Bessarion, archbishop of Nicaea, against Palamas’s arguments against Bekkos
This fine gentleman is completely unable to look square in the face of these texts which affirm the Holy Spirit to be from the Son and to proceed from the Father through the Son, nor at what has been inferred from them. How could he, given that they are so many and of such clear truth? Wrongly and without any reason he gets stuck on the equivalence of “through” and “from”; and by constructing his refutation out of insults, he thinks that he has done something to the purpose, when all he has done is to give a “wicked and impious” interpretation of the mind of the saints, and to malign the wise man who collected these sayings and affixed to them their inscriptions. But, as for rendering a reason for what he says, of this he is incapable.
But, although he recognizes that, when the word “through” is equivalent to “from” in matters of theology, it makes known the union and invariableness and unanimity which are found in the Holy Trinity, he supposes that this word “through” cannot apply, in this sense, to the procession from the Father through the Son. Or else he presumes that we think the word does apply in this sense, but not for aforesaid reason, but, instead, to introduce discrimination and division and opposition and disharmony. From the things he says, it is pretty clear that that is what he thinks; or rather, he plainly states that he shows us, in this way, to hold the view that the Spirit has existence from the two hypostases, Father and Son, in different ways. I don’t know where and when he has heard this thing said, “in different ways.” (This is how he thinks he can attack us in theology.) But perhaps he thinks this thing himself, when he says that the world exists from the Father through the Son. For I fail to see the reason why, in the case of the creation, the word “through,” which carries the same force as “from,” exhibits the persons’ identity while at the same time manifesting their distinction — for this is something he himself will not deny — yet in the case of the Spirit the term indicates otherness and distinction, purely and simply.
And he lacks all shame when, in opposition to himself, he produces Basil the Great testifying that the expression “through the Son” involves an acknowledgment of the initial cause. But as for us, we most definitely affirm that the Holy Spirit possesses existence from these two hypostases, the Father and the Son. For nothing operates, except insofar as it is particular and individual; and, in respect of this, the Father and the Son are two. But that the Holy Spirit comes forth from them in different ways, this we will not admit, so long as we hear the saints calling the Spirit the “natural energy” of the Son, just as he is the energy of the Father. And by all means we believe that there is one energy of the Father and the Son; otherwise, he who says that the world exists from the Father and the Son and the Spirit — or, from the Father, through the Son, in the Spirit — would not say that it has been created from the three hypostases in a single way; rather, he might well say that it has been created [in different] manners by each of the three.
But if he wonders why, if the term “through” makes known their identity and oneness of will, we wish to show through this term that the Son is cause of the Holy Spirit’s existence, let him first wonder at himself, why, when he says that the world has come to be through the Son, he then supposes the Son to be the cause of the world’s production, in view of the meaning of this word “through” — or else let him say that the Son is not cause of the things that are, and let one bad error cure another.

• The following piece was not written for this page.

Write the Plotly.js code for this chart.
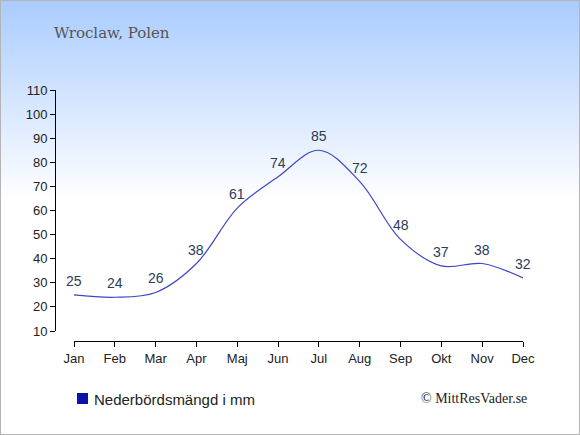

But then he brings in the testimony of the divine Maximus, a testimony without any bearing upon the subject at hand. For we, too, might say that the term “through” makes known the unity and the invariableness of the substance of the Father and the Son. For we know that a certain order and relationship is shown, and rightly shown, through the term “through,” which is the grounds for which the term is spoken, in addition to the grounds for which we use the term “from.” Now this very thing, the identity and invariableness, is the cause, both of the Son’s sharing this ability with the Father, and of the Spirit’s coming-forth through him. For according to the divine Cyril it is from both, i.e., from the Father through the Son — and according to this same Maximus, it is from the Father and the Son, and so accordingly from the Father through the Son — that the Spirit proceeds, that is, has existence [huparxis]. For he himself would say that “to proceed” means “to have existence,” and especially according to those who choose to apply this word for the existence of the Spirit. But if the teacher [i.e., Maximus] says he does not make the Son, but the Father, to be the Spirit’s cause, you would not be surprised if you would bear in mind the Greek language, and what it is that this language customarily means when it employs this word “cause.” For, plainly, it is the initial and primary cause and fountain and root of each thing which is chiefly called its “cause”; and that only the Father exists as such a cause, who would dispute? And this is clear from the following consideration: no mature Christian would deny that both the Son and the Spirit exist as cause of the creation. But Gregory the Theologian says:
“God subsists in three who are Supreme: in the Cause and the Creator and the Perfecter — I mean, in the Father and in the Son and in the Holy Spirit.”
But when you hear that the Father is the primary cause, do not then suppose that even those who do not wish to do so say that the Son puts forth the Spirit differently, because he is not the primary cause: for this is something that applies also in the case of the creation, and, absolutely, of all things which the Son possesses. For, although the Son is not the primary cause of the creation, nevertheless — if in fact all things that the Father possesses in a paternal, uncaused way the Son possesses in a caused way and filially— he himself is cause, and, together with the Father, one cause of the things that are; and the term “through” makes known his sameness and oneness of will, no less than it shows the distinction of the persons.
But as to what he says, that we say that the Spirit is a work of divine will and therefore a creature, because we present to the mind the identity of will, I cannot tell if anyone other than himself would be persuaded by this. For if he thinks that, because the word “through” indicates will, the Spirit will be inferred to be a creature, why will the Spirit not be rather a divine nature, and glorified by us, because the word “through” presents to the mind the identity of substance? And indeed, the expression, which he has taken from the great Maximus, teaches us to show rather their substantial identity; for he says, “so that they may exhibit before the mind the coherence and the invariability of the substance.” And even if “through” only showed the identity of their will, even in this case nothing absurd would follow, when it is understood that, in God, will and substance are the same. For no one would not agree that this power is more simple and higher than all others. And who does not know that every power so far is accounted the greater, by the degree to which it is simpler and higher? And from this, also, it follows that the will of God, in relation to the Son and the Spirit, has the character of nature, while, in relation to the creation, it has the character of will. For it is evident that every will, and the divine will itself, stands, as nature, in relation to an end, willing it in a definite way, just as nature also tends towards a single, definite thing which is proper to it. But the end of the willing of God the Father is the Son and the Spirit: towards these, as nature, it is necessarily directed. But, in the case of those things which exist in relation to the end, and especially those things without which the end can be reached, such as are the creatures (for these contribute nothing either to the being of God or to God’s being better), towards these the will is directed, not in a defined way, and for this reason it has, in this case, the status of will: for it can both will these things and not will them. Thus, both the things said by Damascene are preserved, and we are free from all accusation, and the argument against us states nothing necessary. Thus, in thinking that he says something, he ends up speaking against himself.